Set problem
Exclude images, then output the remaining data verbatim.

+-------+

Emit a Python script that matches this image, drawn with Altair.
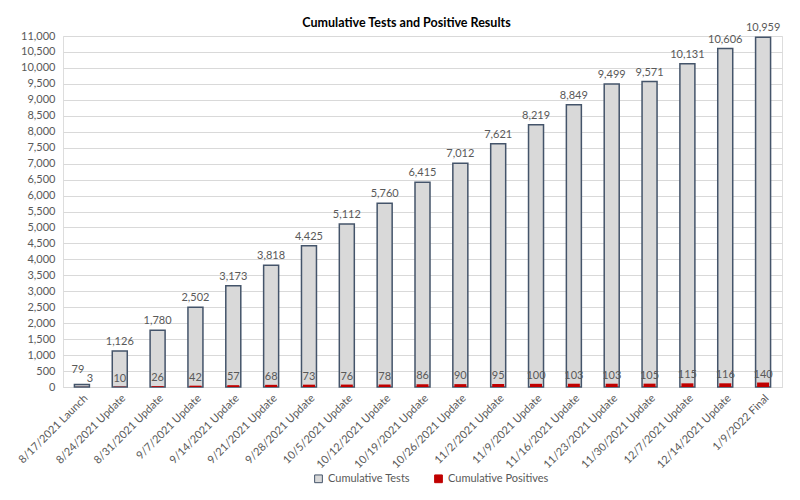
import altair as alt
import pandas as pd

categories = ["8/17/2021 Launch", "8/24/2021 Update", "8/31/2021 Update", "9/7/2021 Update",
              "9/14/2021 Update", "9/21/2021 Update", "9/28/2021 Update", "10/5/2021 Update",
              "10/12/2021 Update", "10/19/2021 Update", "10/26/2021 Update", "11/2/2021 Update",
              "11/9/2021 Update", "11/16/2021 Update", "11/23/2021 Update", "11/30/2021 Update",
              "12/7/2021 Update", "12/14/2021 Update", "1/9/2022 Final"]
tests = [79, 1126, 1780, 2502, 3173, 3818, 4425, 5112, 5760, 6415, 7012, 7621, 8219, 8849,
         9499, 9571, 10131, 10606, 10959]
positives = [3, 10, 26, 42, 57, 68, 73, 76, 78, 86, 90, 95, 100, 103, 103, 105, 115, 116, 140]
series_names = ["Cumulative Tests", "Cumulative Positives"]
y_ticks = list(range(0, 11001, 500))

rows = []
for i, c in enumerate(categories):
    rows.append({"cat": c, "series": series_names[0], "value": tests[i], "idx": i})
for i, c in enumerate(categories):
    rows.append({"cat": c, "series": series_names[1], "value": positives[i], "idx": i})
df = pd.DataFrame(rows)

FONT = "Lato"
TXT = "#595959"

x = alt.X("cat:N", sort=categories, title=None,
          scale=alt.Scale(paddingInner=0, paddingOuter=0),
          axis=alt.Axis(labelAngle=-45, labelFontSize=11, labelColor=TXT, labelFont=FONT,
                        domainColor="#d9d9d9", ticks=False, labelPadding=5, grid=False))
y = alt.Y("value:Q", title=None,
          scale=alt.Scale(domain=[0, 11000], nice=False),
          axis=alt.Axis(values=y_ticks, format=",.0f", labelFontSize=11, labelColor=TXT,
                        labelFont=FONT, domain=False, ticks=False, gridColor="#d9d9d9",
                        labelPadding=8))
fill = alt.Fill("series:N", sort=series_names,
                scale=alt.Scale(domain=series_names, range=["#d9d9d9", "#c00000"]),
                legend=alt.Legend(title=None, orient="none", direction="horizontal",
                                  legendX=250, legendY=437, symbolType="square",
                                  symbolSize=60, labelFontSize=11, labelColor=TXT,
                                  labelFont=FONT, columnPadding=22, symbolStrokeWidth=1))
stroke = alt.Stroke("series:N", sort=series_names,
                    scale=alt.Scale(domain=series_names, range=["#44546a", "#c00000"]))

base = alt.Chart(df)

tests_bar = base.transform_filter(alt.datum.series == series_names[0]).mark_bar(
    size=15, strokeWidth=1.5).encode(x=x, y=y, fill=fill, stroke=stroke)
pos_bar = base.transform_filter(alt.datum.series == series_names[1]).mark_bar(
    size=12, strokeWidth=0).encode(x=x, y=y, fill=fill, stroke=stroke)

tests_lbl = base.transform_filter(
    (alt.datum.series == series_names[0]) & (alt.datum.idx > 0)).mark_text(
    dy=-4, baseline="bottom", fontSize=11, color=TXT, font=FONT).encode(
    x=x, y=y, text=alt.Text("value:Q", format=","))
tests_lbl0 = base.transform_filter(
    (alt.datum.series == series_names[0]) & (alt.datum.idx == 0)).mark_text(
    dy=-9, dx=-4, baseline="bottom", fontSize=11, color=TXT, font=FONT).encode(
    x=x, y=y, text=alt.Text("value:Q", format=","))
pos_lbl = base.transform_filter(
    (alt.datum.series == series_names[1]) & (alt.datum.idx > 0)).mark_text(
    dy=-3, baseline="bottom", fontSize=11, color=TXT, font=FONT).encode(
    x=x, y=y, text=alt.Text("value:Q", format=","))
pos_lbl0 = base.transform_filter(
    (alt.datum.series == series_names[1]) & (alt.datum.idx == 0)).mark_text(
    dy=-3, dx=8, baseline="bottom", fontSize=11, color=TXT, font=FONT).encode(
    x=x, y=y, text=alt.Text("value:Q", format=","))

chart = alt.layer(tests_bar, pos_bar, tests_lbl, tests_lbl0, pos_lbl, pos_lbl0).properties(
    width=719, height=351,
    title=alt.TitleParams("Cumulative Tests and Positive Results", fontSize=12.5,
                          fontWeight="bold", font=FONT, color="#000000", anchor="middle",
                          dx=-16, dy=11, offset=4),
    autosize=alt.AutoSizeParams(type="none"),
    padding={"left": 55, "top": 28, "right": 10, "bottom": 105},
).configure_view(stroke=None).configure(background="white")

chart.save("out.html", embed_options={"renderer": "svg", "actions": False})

+-------+

Full answer
Emit a Python script that matches this image, drawn with Altair.
import altair as alt
import pandas as pd

categories = ["8/17/2021 Launch", "8/24/2021 Update", "8/31/2021 Update", "9/7/2021 Update",
              "9/14/2021 Update", "9/21/2021 Update", "9/28/2021 Update", "10/5/2021 Update",
              "10/12/2021 Update", "10/19/2021 Update", "10/26/2021 Update", "11/2/2021 Update",
              "11/9/2021 Update", "11/16/2021 Update", "11/23/2021 Update", "11/30/2021 Update",
              "12/7/2021 Update", "12/14/2021 Update", "1/9/2022 Final"]
tests = [79, 1126, 1780, 2502, 3173, 3818, 4425, 5112, 5760, 6415, 7012, 7621, 8219, 8849,
         9499, 9571, 10131, 10606, 10959]
positives = [3, 10, 26, 42, 57, 68, 73, 76, 78, 86, 90, 95, 100, 103, 103, 105, 115, 116, 140]
series_names = ["Cumulative Tests", "Cumulative Positives"]
y_ticks = list(range(0, 11001, 500))

rows = []
for i, c in enumerate(categories):
    rows.append({"cat": c, "series": series_names[0], "value": tests[i], "idx": i})
for i, c in enumerate(categories):
    rows.append({"cat": c, "series": series_names[1], "value": positives[i], "idx": i})
df = pd.DataFrame(rows)

FONT = "Lato"
TXT = "#595959"

x = alt.X("cat:N", sort=categories, title=None,
          scale=alt.Scale(paddingInner=0, paddingOuter=0),
          axis=alt.Axis(labelAngle=-45, labelFontSize=11, labelColor=TXT, labelFont=FONT,
                        domainColor="#d9d9d9", ticks=False, labelPadding=5, grid=False))
y = alt.Y("value:Q", title=None,
          scale=alt.Scale(domain=[0, 11000], nice=False),
          axis=alt.Axis(values=y_ticks, format=",.0f", labelFontSize=11, labelColor=TXT,
                        labelFont=FONT, domain=False, ticks=False, gridColor="#d9d9d9",
                        labelPadding=8))
fill = alt.Fill("series:N", sort=series_names,
                scale=alt.Scale(domain=series_names, range=["#d9d9d9", "#c00000"]),
                legend=alt.Legend(title=None, orient="none", direction="horizontal",
                                  legendX=250, legendY=437, symbolType="square",
                                  symbolSize=60, labelFontSize=11, labelColor=TXT,
                                  labelFont=FONT, columnPadding=22, symbolStrokeWidth=1))
stroke = alt.Stroke("series:N", sort=series_names,
                    scale=alt.Scale(domain=series_names, range=["#44546a", "#c00000"]))

base = alt.Chart(df)

tests_bar = base.transform_filter(alt.datum.series == series_names[0]).mark_bar(
    size=15, strokeWidth=1.5).encode(x=x, y=y, fill=fill, stroke=stroke)
pos_bar = base.transform_filter(alt.datum.series == series_names[1]).mark_bar(
    size=12, strokeWidth=0).encode(x=x, y=y, fill=fill, stroke=stroke)

tests_lbl = base.transform_filter(
    (alt.datum.series == series_names[0]) & (alt.datum.idx > 0)).mark_text(
    dy=-4, baseline="bottom", fontSize=11, color=TXT, font=FONT).encode(
    x=x, y=y, text=alt.Text("value:Q", format=","))
tests_lbl0 = base.transform_filter(
    (alt.datum.series == series_names[0]) & (alt.datum.idx == 0)).mark_text(
    dy=-9, dx=-4, baseline="bottom", fontSize=11, color=TXT, font=FONT).encode(
    x=x, y=y, text=alt.Text("value:Q", format=","))
pos_lbl = base.transform_filter(
    (alt.datum.series == series_names[1]) & (alt.datum.idx > 0)).mark_text(
    dy=-3, baseline="bottom", fontSize=11, color=TXT, font=FONT).encode(
    x=x, y=y, text=alt.Text("value:Q", format=","))
pos_lbl0 = base.transform_filter(
    (alt.datum.series == series_names[1]) & (alt.datum.idx == 0)).mark_text(
    dy=-3, dx=8, baseline="bottom", fontSize=11, color=TXT, font=FONT).encode(
    x=x, y=y, text=alt.Text("value:Q", format=","))

chart = alt.layer(tests_bar, pos_bar, tests_lbl, tests_lbl0, pos_lbl, pos_lbl0).properties(
    width=719, height=351,
    title=alt.TitleParams("Cumulative Tests and Positive Results", fontSize=12.5,
                          fontWeight="bold", font=FONT, color="#000000", anchor="middle",
                          dx=-16, dy=11, offset=4),
    autosize=alt.AutoSizeParams(type="none"),
    padding={"left": 55, "top": 28, "right": 10, "bottom": 105},
).configure_view(stroke=None).configure(background="white")

chart.save("out.html", embed_options={"renderer": "svg", "actions": False})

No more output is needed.